ESA’s Jupiter Icy Moons Explorer begins environmental testing

Update: December 9, 2023

ESA’s Jupiter Icy Moons Explorer begins environmental testing

Located in Noordwijk – in the European Space Research and Technology Centre (ESTEC) – LSS is described as Europe’s single largest vacuum chamber. It’s a cylindrical container, standing 15m high and 10m wide and the simulator is used to test full-size spacecraft in representative space conditions.

As the acronym suggests, Juice will study both Jupiter and its three large ocean-bearing moons. It first moved to ESTEC in April.

The European agency writes:

“Once the door of the Large Space Simulator (LSS) is sealed, Juice will spend several weeks being subjected to extreme heating and cooling cycles under vacuum, to confirm the spacecraft is ready for its long journey through the Solar System to Jupiter. Juice will experience highs of 250ºC close to Venus, and lows of around -180ºC in the Jovian system.

Since arriving at ESA’s European Space Research and Technology Centre (ESTEC) in April, a number of activities have taken place ahead of the environmental testing. This included the application of multi-layered insulation, a deployment test of the medium-gain antenna, and other preparatory activities.”

According to ESA, the Simulator’s high-performance pumps can achieve a vacuum a billion times lower than standard sea level atmosphere, while liquid nitrogen circulated around the Simulator approximates the cryogenic temperatures of space.

“An array of powerful xenon lamps can reproduce the unfiltered sunlight encountered in Earth orbit, or turned up even higher to duplicate the energy intensity experienced closer to the Sun. Hardware can also be rotated in order to reproduce characteristic orbital motion as testing proceeds.”

Pictured below is a deployment test of the medium-gain antenna.

Juice will remain at ESTEC until July, before being transported to Toulouse for its final round of tests. From there it will travel to Europe’s Spaceport in French Guiana, to be launched on an Ariane 5 rocket next year, says ESA. It is expected to arrive near Jupiter in 2029.

Large Space Simulator

With an overall volume of 2300 cubic metres, the LSS consists of the main chamber, with a stable specimen-support platform, mechanically decoupled from both chamber and building movements providing a very quiet mechanical environment. This is very important for dynamic tests, optical calibration and heat-pipe operations during heat balance phases, says ESA.

There is also an auxiliary chamber (a horizontal cylinder that provides a stable interface with the solar simulation optics and houses the lens producing the parallel beam on a rigid support structure), a number of stainless steel shrouds (which are temperature controlled, using liquid or gaseous nitrogen, in a range from 353 down to 100 Kelvin depending on the operational mode selected), a Sun simulator subsystem (providing a horizontal solar beam of 6-m diameter) a high-vacuum subsystem (a typical vacuum level of one-millionth of a millibar is achieved using turbo-molecular pumps and two closed-cycle refrigerator cryopumps) and a motion simulator (for placing test articles in almost any position relative to the solar radiation axis).

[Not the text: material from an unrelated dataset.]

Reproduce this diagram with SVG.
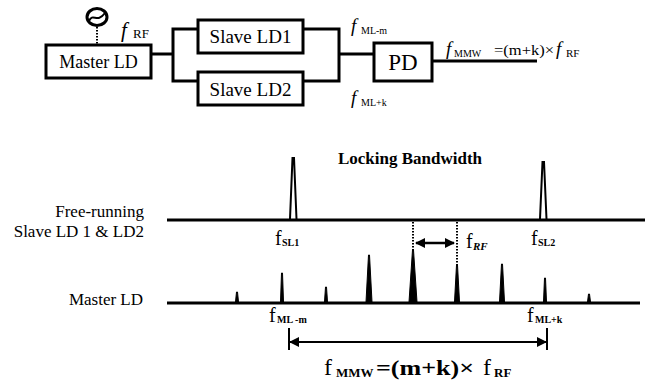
<svg xmlns="http://www.w3.org/2000/svg" width="649" height="380" viewBox="0 0 649 380" font-family="'Liberation Serif', 'DejaVu Serif', serif">
<defs>
<style>
.box{fill:#fff;stroke:#000;stroke-width:3}
.ln{fill:none;stroke:#000;stroke-width:3}
text{font-family:'Liberation Serif','DejaVu Serif',serif;fill:#000}
.it{font-style:italic}
.pk{fill:#000;stroke:#000;stroke-width:1}
.dot{stroke:#000;stroke-width:2;stroke-dasharray:1.5 1.5;fill:none}
</style>
<marker id="ah" viewBox="0 0 10 10" refX="9" refY="5" markerWidth="10" markerHeight="10" markerUnits="userSpaceOnUse" orient="auto-start-reverse">
<path d="M0,0 L10,5 L0,10 z" fill="#000"/>
</marker>
</defs>
<rect width="649" height="380" fill="#fff"/>

<g id="connectors">
<line class="dot" x1="97" y1="27" x2="97" y2="45"/>
<polyline class="ln" points="151,54 173,54"/>
<polyline class="ln" points="198,29 173,29 173,81 198,81"/>
<polyline class="ln" points="303,29 339,29 339,81 303,81"/>
<polyline class="ln" points="339,54 374,54"/>
<polyline class="ln" points="432,61 537,61"/>
</g>

<g id="oscillator">
<ellipse cx="97" cy="17" rx="10" ry="8.5" fill="#fff" stroke="#000" stroke-width="3"/>
<path d="M89,21 C93,12 97,24 105,13" fill="none" stroke="#000" stroke-width="2"/>
</g>

<g id="master-ld">
<rect class="box" x="46" y="45" width="105" height="33"/>
<text x="98.5" y="68" font-size="18" text-anchor="middle">Master LD</text>
</g>

<g id="slave-ld1">
<rect class="box" x="198" y="20" width="105" height="33"/>
<text x="250.5" y="43" font-size="19" text-anchor="middle">Slave LD1</text>
</g>

<g id="slave-ld2">
<rect class="box" x="198" y="72" width="105" height="33"/>
<text x="250.5" y="96" font-size="19" text-anchor="middle">Slave LD2</text>
</g>

<g id="pd">
<rect class="box" x="374" y="43" width="58" height="38"/>
<text x="403" y="70" font-size="23" text-anchor="middle">PD</text>
</g>

<g id="labels-top">
<text class="it" x="121" y="37" font-size="21">f</text>
<text x="133" y="38" font-size="13">RF</text>
<text class="it" x="351" y="32" font-size="19">f</text>
<text x="361" y="34" font-size="10">ML-m</text>
<text class="it" x="351" y="104" font-size="19">f</text>
<text x="361" y="106" font-size="10">ML+k</text>
<text class="it" x="446" y="55" font-size="19">f</text>
<text x="454" y="57" font-size="10">MMW</text>
<text x="494" y="55" font-size="15" textLength="60" lengthAdjust="spacingAndGlyphs">=(m+k)×</text>
<text class="it" x="556" y="55" font-size="19">f</text>
<text x="566" y="57" font-size="11">RF</text>
</g>

<g id="spectrum">
<text x="410" y="164" font-size="17" font-weight="bold" text-anchor="middle">Locking Bandwidth</text>
<text x="144" y="217" font-size="17" text-anchor="end">Free-running</text>
<text x="144" y="237" font-size="17" text-anchor="end">Slave LD 1 &amp; LD2</text>
<text x="143" y="305" font-size="17" text-anchor="end">Master LD</text>

<line class="ln" x1="167" y1="220" x2="645" y2="220" stroke-width="3.5"/>
<path d="M290,219 L292.5,158 L294,158 L296.5,219" fill="none" stroke="#000" stroke-width="2"/>
<path d="M540,219 L542.5,162 L544,162 L546.5,219" fill="none" stroke="#000" stroke-width="2"/>

<line class="ln" x1="167" y1="303" x2="640" y2="303" stroke-width="3.5"/>
<polygon class="pk" points="235.5,302 236.5,292 237.5,292 238.5,302"/>
<polygon class="pk" points="280.5,302 281.5,273 282.5,273 283.5,302"/>
<polygon class="pk" points="324.5,302 325.5,287 326.5,287 327.5,302"/>
<polygon class="pk" points="366,302 368.5,255 369.5,255 372,302"/>
<polygon class="pk" points="409,302 412.5,250 413.5,250 417,302"/>
<polygon class="pk" points="454.5,302 456.5,265 457.5,265 459.5,302"/>
<polygon class="pk" points="499.5,302 501.5,264 502.5,264 504.5,302"/>
<polygon class="pk" points="543.5,302 544.5,278 545.5,278 546.5,302"/>
<polygon class="pk" points="587.5,302 588.5,294 589.5,294 590.5,302"/>

<line class="dot" x1="413" y1="222" x2="413" y2="250"/>
<line class="dot" x1="457" y1="222" x2="457" y2="265"/>
<line x1="416" y1="243" x2="454" y2="243" stroke="#000" stroke-width="2.5" marker-start="url(#ah)" marker-end="url(#ah)"/>

<text x="275" y="245" font-size="20">f</text>
<text x="282" y="246" font-size="10" font-weight="bold">SL1</text>
<text x="531" y="245" font-size="20">f</text>
<text x="538" y="246" font-size="10" font-weight="bold">SL2</text>
<text x="466" y="248" font-size="20">f</text>
<text class="it" x="473" y="250" font-size="11" font-weight="bold">RF</text>
<text x="269" y="322" font-size="20">f</text>
<text x="277" y="323" font-size="10" font-weight="bold">ML -m</text>
<text x="527" y="322" font-size="20">f</text>
<text x="535" y="323" font-size="10" font-weight="bold">ML+k</text>

<line x1="289" y1="328" x2="289" y2="350" stroke="#000" stroke-width="2"/>
<line x1="547" y1="328" x2="547" y2="350" stroke="#000" stroke-width="2"/>
<line x1="290" y1="342" x2="546" y2="342" stroke="#000" stroke-width="2" marker-start="url(#ah)" marker-end="url(#ah)"/>

<text x="324" y="375" font-size="24">f</text>
<text x="336" y="377" font-size="13" font-weight="bold">MMW</text>
<text x="376" y="375" font-size="22" font-weight="bold" textLength="98" lengthAdjust="spacingAndGlyphs">=(m+k)×</text>
<text x="483" y="375" font-size="24">f</text>
<text x="494" y="377" font-size="13" font-weight="bold">RF</text>
</g>
</svg>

All the facility parameters are recorded and available in real time for the operators to monitor the test. A dedicated data handling computer collects data for analysis and for detailed fault finding in case of failure.

By Jove

Juice will make detailed observations of Jupiter and its three large ocean-bearing moons – Ganymede, Callisto and Europa – with a suite of remote sensing, geophysical and in situ instruments.

The mission is intended to investigate the emergence of habitable worlds around gas giants and the Jupiter system to help learn about other, numerous giant exoplanets now known to orbit other stars.